GraduationSentNRC <- GraduationOrdered %>% inner_join(get_sentiments("nrc")) %>% ungroup()

arrange(GraduationSentNRC, sentiment) -> GraduationNRCTest

GraduationNRCsum <- aggregate(GraduationNRCTest$n, by=list(sentiment=GraduationNRCTest$sentiment), FUN=sum)

AlbumsNRC <- GraduationNRCsum %>% inner_join(MBDTFNRCsum) %>% ungroup()

colnames(AlbumsNRC) <- c("sentiment", "Graduation", "MBDTF", "Yeezus", "TLOP")

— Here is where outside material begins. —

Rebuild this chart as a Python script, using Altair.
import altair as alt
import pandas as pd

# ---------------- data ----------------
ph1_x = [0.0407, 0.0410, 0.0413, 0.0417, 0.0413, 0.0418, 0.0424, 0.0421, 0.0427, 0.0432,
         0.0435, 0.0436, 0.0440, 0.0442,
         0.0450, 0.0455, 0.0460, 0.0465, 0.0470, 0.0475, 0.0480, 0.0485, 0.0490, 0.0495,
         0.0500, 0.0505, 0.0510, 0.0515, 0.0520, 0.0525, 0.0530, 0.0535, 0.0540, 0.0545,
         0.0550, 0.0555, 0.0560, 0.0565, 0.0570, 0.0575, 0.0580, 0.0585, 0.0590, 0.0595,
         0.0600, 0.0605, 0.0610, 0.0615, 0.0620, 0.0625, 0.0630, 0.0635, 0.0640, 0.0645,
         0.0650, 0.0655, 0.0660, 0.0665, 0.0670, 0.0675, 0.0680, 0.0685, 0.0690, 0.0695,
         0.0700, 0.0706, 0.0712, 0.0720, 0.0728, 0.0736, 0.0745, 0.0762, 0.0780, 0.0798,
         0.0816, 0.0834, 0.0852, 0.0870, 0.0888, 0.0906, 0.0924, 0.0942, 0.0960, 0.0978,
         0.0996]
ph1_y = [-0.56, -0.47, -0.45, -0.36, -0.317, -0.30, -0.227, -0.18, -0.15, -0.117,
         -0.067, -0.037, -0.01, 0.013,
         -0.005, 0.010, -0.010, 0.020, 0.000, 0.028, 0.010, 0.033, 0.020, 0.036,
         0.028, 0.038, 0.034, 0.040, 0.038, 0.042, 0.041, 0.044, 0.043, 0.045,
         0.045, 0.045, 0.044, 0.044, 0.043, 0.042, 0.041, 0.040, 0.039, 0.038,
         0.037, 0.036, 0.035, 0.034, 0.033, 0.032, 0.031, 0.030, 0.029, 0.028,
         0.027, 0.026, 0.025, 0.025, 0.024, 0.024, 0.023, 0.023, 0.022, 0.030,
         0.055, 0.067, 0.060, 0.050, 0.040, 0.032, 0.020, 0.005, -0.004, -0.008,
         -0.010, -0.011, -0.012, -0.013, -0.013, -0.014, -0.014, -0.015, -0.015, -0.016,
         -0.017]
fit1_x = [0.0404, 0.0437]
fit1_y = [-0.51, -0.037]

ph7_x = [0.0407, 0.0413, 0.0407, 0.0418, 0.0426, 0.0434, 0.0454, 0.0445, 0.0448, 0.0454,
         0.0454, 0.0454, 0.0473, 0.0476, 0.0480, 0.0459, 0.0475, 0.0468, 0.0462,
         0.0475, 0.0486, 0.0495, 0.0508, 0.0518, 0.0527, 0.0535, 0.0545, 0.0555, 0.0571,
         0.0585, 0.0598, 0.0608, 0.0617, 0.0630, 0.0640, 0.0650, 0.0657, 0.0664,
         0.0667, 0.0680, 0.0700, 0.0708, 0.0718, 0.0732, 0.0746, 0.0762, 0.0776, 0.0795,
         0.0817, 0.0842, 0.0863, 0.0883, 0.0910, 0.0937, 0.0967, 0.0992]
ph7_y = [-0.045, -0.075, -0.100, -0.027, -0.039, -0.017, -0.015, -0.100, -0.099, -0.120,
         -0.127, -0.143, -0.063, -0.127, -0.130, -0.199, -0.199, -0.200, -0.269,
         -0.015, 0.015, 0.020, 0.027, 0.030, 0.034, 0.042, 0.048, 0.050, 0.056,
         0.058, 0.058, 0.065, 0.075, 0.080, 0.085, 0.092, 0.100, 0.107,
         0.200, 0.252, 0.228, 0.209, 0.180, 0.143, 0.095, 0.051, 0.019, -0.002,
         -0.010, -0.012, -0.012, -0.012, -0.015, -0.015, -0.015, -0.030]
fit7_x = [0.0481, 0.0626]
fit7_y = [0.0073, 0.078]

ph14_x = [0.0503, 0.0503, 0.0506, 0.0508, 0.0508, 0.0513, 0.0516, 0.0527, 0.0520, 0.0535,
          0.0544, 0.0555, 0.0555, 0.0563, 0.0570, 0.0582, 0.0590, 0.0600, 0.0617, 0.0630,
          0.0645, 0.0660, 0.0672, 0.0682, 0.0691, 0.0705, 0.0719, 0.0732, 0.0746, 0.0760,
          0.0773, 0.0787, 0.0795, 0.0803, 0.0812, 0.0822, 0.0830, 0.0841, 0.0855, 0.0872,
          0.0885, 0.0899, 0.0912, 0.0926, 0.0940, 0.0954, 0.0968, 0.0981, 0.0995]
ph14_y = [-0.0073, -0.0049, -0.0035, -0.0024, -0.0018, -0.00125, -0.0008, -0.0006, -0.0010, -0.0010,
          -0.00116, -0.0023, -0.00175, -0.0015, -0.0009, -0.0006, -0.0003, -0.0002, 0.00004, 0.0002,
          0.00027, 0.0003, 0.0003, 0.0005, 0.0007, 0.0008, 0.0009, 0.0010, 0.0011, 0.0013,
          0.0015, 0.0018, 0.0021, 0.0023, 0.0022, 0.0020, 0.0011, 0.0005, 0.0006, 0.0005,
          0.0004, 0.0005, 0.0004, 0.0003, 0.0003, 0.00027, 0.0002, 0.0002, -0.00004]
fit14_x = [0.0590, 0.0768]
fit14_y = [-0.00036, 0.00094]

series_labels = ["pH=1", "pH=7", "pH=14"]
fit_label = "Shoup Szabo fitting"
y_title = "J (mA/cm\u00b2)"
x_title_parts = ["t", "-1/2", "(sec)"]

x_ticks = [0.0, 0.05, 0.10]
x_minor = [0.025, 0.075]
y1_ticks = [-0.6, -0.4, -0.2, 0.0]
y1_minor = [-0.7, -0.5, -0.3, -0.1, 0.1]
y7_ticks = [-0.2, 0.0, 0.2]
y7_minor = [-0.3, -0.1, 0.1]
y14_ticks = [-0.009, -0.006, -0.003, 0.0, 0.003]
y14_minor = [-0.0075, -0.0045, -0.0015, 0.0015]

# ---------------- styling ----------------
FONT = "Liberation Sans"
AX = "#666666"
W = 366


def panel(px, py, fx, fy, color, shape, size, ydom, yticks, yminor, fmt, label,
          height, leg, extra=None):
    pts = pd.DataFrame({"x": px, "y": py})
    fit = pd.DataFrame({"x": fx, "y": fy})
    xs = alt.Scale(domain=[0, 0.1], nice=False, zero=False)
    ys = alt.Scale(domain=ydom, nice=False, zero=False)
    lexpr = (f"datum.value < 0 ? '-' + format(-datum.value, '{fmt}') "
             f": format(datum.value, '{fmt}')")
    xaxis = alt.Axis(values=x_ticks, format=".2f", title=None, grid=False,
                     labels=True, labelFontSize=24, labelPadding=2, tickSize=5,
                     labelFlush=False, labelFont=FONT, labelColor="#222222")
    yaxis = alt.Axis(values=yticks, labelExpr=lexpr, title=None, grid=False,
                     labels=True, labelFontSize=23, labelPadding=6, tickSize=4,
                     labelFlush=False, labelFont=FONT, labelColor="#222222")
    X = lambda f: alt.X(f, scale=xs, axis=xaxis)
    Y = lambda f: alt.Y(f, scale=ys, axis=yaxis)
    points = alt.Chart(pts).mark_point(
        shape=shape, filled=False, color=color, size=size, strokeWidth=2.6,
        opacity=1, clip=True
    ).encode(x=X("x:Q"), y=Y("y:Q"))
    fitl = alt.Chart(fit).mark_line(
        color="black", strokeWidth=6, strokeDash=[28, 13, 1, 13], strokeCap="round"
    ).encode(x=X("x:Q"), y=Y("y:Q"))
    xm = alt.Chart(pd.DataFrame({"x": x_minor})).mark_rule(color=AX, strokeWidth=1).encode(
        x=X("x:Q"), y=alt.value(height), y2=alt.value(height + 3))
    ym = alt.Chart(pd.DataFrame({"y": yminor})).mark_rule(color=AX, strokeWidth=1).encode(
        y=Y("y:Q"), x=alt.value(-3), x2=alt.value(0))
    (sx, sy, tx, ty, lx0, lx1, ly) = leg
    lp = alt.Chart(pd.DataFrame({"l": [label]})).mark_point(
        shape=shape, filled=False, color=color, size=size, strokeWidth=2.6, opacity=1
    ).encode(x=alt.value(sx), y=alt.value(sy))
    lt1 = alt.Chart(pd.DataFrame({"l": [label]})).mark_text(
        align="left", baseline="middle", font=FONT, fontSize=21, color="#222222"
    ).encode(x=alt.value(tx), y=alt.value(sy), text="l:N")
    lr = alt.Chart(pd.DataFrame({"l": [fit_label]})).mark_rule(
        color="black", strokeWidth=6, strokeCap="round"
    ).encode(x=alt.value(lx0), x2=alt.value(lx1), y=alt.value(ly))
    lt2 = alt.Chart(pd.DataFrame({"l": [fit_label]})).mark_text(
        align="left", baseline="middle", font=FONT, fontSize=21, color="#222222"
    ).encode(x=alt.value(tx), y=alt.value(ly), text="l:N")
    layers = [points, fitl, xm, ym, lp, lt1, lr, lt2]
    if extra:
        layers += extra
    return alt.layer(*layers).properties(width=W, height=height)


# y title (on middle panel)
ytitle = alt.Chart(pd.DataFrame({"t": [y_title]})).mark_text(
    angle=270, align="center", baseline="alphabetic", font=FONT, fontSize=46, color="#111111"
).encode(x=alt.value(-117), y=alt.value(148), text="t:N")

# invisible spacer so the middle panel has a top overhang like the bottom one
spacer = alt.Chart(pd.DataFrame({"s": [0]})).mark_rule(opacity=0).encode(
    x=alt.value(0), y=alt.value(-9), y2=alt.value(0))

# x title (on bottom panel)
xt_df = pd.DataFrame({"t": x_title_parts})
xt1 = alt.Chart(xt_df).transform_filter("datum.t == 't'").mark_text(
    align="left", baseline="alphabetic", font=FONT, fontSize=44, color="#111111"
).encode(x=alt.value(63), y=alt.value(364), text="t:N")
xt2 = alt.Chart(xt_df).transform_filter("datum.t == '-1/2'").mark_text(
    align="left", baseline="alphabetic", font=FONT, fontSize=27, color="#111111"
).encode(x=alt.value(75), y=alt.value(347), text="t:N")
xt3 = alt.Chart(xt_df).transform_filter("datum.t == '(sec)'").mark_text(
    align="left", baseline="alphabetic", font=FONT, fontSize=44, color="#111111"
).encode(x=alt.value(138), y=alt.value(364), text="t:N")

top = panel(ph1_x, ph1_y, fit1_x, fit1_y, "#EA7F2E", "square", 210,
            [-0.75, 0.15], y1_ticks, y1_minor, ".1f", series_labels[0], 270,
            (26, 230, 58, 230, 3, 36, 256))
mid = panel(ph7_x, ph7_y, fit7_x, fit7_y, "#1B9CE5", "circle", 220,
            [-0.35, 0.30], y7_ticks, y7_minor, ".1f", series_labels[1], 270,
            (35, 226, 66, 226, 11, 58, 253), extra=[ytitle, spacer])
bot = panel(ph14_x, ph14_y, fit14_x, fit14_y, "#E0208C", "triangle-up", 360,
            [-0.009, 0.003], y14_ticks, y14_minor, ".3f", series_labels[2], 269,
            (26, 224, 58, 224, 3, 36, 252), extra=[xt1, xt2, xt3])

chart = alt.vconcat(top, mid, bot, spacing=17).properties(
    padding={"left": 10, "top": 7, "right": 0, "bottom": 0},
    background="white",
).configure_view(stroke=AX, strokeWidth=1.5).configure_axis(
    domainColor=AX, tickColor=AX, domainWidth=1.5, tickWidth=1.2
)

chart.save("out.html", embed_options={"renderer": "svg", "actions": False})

# sum number of words and divide by each emotion

sum(AlbumsNRC$Graduation)

Graduationtotalwords = 1584

AlbumsNRC <- AlbumsNRC %>% mutate(Graduation = Graduation / Graduationtotalwords)

library("reshape2")

test_data_long <- melt(AlbumsNRC, id="sentiment") # convert to long format

ggplot(data=test_data_long, aes(x=variable, y=value, fill=sentiment)) + geom_col(position = "dodge") + ggtitle("NRC Sentiment per each Kanye West Album") + labs(x = "Album")

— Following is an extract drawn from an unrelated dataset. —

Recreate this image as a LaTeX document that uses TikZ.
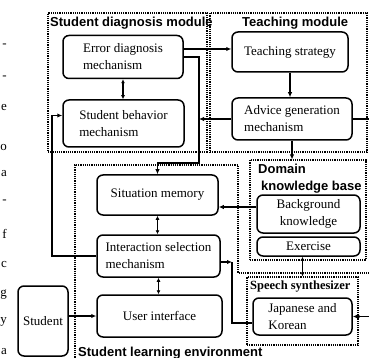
\documentclass[tikz,border=0pt]{standalone}
\usepackage{fontspec}
\setmainfont{Liberation Serif}
\setsansfont{Liberation Sans}
\usetikzlibrary{arrows.meta}

\tikzset{
	mech/.style = {draw, line width=1.5pt, rounded corners=6pt, inner sep=2pt,
		font=\fontsize{13}{17}\selectfont},
	module/.style = {draw, densely dotted, line width=1.2pt, inner sep=0pt},
	envline/.style = {densely dotted, line width=1.2pt},
	modlabel/.style = {font=\sffamily\bfseries\fontsize{13}{15}\selectfont,
		inner sep=0pt, anchor=base west, align=left},
	link/.style = {line width=1.3pt},
	arr/.style = {link, -{Latex[length=5pt,width=4.5pt]}},
	dbl/.style = {link, {Latex[length=4pt,width=4pt]}-{Latex[length=4pt,width=4pt]}},
	port/.style = {circle, fill, inner sep=0pt, minimum size=3.5pt},
	frag/.style = {font=\fontsize{13}{15}\selectfont, inner sep=0pt, anchor=base east}
}

\begin{document}
\begin{tikzpicture}[x=1pt, y=-1pt]
	\useasboundingbox (0,0) rectangle (369,358);

	% modules
	\node[module, minimum width=159pt, minimum height=139pt] (diagmod) at (127.5,82.5) {};
	\node[module, minimum width=157pt, minimum height=139pt] (teachmod) at (288.5,82.5) {};
	\node[module, minimum width=116pt, minimum height=100pt] (domainmod) at (308,210) {};
	\node[module, minimum width=111pt, minimum height=68pt] (speechmod) at (302.5,311) {};
	\draw[envline] (75,362) -- (75,165) -- (238,165) -- (238,273) -- (372,273);

	\node[modlabel] at (50,27) {Student diagnosis module};
	\node[modlabel] at (242,27) {Teaching module};
	\node[modlabel] at (258,174) {Domain};
	\node[modlabel] at (261,190) {knowledge base};
	\node[modlabel, font=\bfseries\fontsize{12.5}{15}\selectfont] at (250,289) {Speech synthesizer};
	\node[modlabel] at (78,356.5) {Student learning environment};

	% mechanisms
	\node[mech, align=left, minimum width=120pt, minimum height=43pt] (errdiag) at (123,57) {Error diagnosis\\mechanism};
	\node[mech, align=left, minimum width=121pt, minimum height=47pt] (behav) at (123.5,123.5) {Student behavior\\mechanism};
	\node[mech, minimum width=116pt, minimum height=40pt] (teachst) at (290,52) {Teaching strategy};
	\node[mech, align=left, minimum width=120pt, minimum height=42pt] (advice) at (292,119) {Advice generation\\mechanism};
	\node[mech, minimum width=121pt, minimum height=40pt] (situation) at (157.5,195) {Situation memory};
	\node[mech, align=left, minimum width=123pt, minimum height=42pt] (inter) at (158.5,256) {Interaction selection\\mechanism};
	\node[mech, minimum width=125pt, minimum height=42pt] (ui) at (159.5,316) {User interface};
	\node[mech, minimum width=50pt, minimum height=70pt] (student) at (43,321) {Student};
	\node[mech, align=center, minimum width=103pt, minimum height=38pt] (backgr) at (308.5,214) {Background\\knowledge};
	\node[mech, minimum width=103pt, minimum height=19pt, inner sep=1pt] (exercise) at (308.5,246.5) {Exercise};
	\node[mech, align=left, minimum width=99pt, minimum height=37pt] (japkor) at (302.5,316.5) {Japanese and\\Korean};

	% bends
	\coordinate (edout) at ([yshift=8pt]errdiag.east);
	\coordinate (bendA) at (199,163);
	\coordinate (bgout) at ([yshift=7pt]backgr.west);
	\coordinate (lft) at (52,115.5);
	\coordinate (cj) at (232,262);
	\coordinate (rgt) at (371,316.5);

	% connectors
	\draw[dbl] (errdiag.south) -- (errdiag.south |- behav.north);
	\draw[arr] (edout) -- (edout -| teachst.west);
	\draw[arr] (teachst.south) -- (teachst.south |- advice.north);
	\draw[arr] (errdiag.east) -| (bendA) -| (situation.north);
	\draw[arr] (advice.west) -- (advice.west -| bendA);
	\draw[arr] (advice.south) -- (advice.south |- domainmod.north);
	\draw[arr] (advice.east) -| (rgt) -- (japkor.east);
	\draw[arr] (bgout) -- (bgout -| situation.east);
	\draw[dbl] (situation.south) -- (situation.south |- inter.north);
	\draw[dbl] (inter.south) -- (inter.south |- ui.north);
	\draw[arr] (inter.west) -| (lft) -- (lft -| behav.west);
	\draw[arr] ([yshift=-6pt]inter.east) -- (cj);
	\draw[link] (cj) |- ([yshift=-6.5pt]japkor.west);
	\draw[arr] (student.east |- ui.west) -- (ui.west);
	\draw[dbl] ([xshift=-6pt]exercise.south) -- ([xshift=-6pt]exercise.south |- speechmod.north);
	\node[port] at (75,316) {};
	\node[port] at (speechmod.east |- japkor.east) {};

	% text of the next column
	\foreach \ch/\yy in {-/48, -/80, e/111, o/151, a/177, -/203, f/238, c/267, g/296, y/323, a/354}
		\node[frag] at (7,\yy) {\ch};
\end{tikzpicture}
\end{document}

This gave me the following chart:

What we can conclude from this graph is that negativity again increases and peaks in Yeezus, then declines in The Life of Pablo. Anger mildly decreases which each album, fear increases slightly until Yeezus, and declines in The Life of Pablo. Suprise decreases slightly hitting its lowest point in Yeezus, then increases in The Life of Pablo. Joy slightly increases mildly which each album, peaking in The Life of Pablo. Other sentiments don't show any notable correlation with album progression.

What does this mean?

My hypothesis was only partially proved, that negativity, along with fear, increases in West's lyrics, peaking in Yeezus, then decreasing in The Life of Pablo. Suprise also hits a low point in Yeezus, this could be due to the fact that Yeezus deals a lot with topics of slavery and racism, which could be attributed to a lack of suprise with, or expectation of racism in the life of the artist. This is most likely also the reason that negativity and fear peaks in Yeezus.